- **Work instructions**
Pictures stay out of the copy. Please reproduce only the lines between the one holding "What matplotlib code" and the one holding "ax = fig.add_axes([0.213, 0.288, 0.705, 0.412])", inclusive.

- **Exercise input**
——

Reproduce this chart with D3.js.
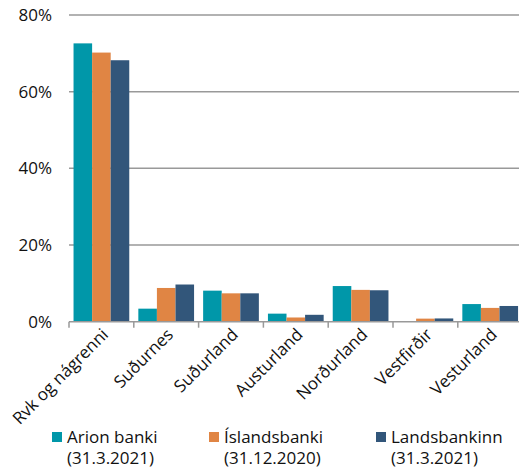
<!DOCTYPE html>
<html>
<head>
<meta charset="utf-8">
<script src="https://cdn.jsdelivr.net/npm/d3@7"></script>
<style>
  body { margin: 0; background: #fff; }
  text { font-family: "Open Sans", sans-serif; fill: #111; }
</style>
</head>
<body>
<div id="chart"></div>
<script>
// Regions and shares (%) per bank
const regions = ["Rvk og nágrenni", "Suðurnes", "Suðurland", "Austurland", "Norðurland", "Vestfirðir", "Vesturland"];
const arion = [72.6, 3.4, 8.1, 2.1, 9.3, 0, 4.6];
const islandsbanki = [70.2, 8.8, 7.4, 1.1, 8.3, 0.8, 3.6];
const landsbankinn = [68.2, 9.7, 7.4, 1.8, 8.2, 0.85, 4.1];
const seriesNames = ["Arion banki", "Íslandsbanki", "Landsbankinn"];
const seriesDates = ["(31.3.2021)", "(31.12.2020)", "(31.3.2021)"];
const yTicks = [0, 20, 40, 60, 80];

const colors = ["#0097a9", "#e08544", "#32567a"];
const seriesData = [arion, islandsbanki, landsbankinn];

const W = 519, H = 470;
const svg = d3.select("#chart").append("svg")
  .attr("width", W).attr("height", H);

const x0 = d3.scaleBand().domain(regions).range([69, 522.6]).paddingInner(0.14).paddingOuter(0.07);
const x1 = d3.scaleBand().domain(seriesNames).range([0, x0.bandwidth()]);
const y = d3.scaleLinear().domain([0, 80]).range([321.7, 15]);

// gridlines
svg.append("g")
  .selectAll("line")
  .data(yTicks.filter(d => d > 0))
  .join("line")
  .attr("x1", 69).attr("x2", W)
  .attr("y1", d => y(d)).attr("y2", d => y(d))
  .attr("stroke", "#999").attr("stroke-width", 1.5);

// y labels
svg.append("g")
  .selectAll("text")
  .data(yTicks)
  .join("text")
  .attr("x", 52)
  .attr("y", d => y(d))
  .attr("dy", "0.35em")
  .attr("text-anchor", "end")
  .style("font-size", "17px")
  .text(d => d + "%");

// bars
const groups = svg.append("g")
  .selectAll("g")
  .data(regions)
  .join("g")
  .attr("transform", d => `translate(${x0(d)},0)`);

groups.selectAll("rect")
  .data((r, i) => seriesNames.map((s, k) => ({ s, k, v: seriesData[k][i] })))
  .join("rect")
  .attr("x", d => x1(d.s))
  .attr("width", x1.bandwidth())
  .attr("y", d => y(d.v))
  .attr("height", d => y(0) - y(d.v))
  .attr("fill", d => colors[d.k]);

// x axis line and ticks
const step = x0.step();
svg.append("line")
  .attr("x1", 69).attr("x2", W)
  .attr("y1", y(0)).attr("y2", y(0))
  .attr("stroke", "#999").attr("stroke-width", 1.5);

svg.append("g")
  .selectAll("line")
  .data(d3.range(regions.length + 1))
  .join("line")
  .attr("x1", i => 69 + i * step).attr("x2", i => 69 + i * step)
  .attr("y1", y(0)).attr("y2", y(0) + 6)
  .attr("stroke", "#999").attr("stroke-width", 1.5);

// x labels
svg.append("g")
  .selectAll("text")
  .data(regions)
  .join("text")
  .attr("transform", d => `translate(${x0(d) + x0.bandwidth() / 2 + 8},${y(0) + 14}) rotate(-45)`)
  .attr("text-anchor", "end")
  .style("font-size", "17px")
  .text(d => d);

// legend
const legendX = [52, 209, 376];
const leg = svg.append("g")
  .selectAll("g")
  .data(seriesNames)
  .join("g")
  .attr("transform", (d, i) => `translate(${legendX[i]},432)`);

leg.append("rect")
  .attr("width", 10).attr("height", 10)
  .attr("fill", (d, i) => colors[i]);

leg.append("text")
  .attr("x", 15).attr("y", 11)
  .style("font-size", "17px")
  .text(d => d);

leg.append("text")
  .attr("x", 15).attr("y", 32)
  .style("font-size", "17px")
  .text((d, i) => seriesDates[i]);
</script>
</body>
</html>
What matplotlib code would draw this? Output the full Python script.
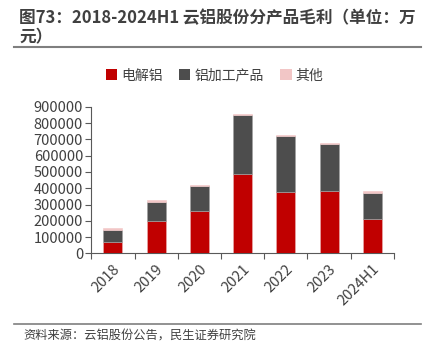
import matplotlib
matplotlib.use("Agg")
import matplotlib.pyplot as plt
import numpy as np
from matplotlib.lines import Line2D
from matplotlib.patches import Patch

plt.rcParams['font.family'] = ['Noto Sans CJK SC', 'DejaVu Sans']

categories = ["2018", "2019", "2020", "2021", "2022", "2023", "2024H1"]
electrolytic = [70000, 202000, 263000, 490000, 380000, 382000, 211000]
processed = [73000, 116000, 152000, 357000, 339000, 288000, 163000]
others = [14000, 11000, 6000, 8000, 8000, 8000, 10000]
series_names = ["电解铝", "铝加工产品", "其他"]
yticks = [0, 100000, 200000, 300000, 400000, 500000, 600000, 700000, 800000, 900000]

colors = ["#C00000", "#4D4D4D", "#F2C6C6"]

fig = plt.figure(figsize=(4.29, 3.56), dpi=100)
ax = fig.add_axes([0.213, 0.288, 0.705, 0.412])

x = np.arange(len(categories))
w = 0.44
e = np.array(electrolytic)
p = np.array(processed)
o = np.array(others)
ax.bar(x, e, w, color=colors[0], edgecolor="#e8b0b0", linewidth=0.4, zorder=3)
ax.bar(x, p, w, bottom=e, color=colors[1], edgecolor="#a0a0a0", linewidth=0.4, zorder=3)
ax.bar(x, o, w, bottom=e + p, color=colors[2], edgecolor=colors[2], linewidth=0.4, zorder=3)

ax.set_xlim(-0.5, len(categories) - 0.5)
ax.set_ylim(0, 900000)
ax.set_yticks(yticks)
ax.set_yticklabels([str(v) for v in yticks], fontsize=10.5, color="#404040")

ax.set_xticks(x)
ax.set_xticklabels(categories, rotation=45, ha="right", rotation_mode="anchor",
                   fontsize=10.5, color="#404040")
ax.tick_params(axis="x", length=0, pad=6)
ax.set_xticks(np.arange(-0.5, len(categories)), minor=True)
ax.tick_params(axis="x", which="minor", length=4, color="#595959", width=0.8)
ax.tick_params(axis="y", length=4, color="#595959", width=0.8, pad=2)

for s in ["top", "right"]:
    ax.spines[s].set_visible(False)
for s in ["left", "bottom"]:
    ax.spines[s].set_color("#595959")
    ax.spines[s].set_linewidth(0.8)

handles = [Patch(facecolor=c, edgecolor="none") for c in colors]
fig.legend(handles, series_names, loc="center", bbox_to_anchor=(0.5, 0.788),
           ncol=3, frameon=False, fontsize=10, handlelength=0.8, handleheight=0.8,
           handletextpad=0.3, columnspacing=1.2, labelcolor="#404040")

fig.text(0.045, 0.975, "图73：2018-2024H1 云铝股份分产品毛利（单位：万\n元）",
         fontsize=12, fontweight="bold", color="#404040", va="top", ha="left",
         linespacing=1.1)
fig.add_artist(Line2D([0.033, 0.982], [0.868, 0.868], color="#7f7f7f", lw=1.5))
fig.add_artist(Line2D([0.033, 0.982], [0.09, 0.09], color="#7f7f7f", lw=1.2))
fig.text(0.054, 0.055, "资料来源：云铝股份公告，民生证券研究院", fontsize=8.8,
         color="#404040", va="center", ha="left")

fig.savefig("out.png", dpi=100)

——

- **Written reply**
What matplotlib code would draw this? Output the full Python script.
import matplotlib
matplotlib.use("Agg")
import matplotlib.pyplot as plt
import numpy as np
from matplotlib.lines import Line2D
from matplotlib.patches import Patch

plt.rcParams['font.family'] = ['Noto Sans CJK SC', 'DejaVu Sans']

categories = ["2018", "2019", "2020", "2021", "2022", "2023", "2024H1"]
electrolytic = [70000, 202000, 263000, 490000, 380000, 382000, 211000]
processed = [73000, 116000, 152000, 357000, 339000, 288000, 163000]
others = [14000, 11000, 6000, 8000, 8000, 8000, 10000]
series_names = ["电解铝", "铝加工产品", "其他"]
yticks = [0, 100000, 200000, 300000, 400000, 500000, 600000, 700000, 800000, 900000]

colors = ["#C00000", "#4D4D4D", "#F2C6C6"]

fig = plt.figure(figsize=(4.29, 3.56), dpi=100)
ax = fig.add_axes([0.213, 0.288, 0.705, 0.412])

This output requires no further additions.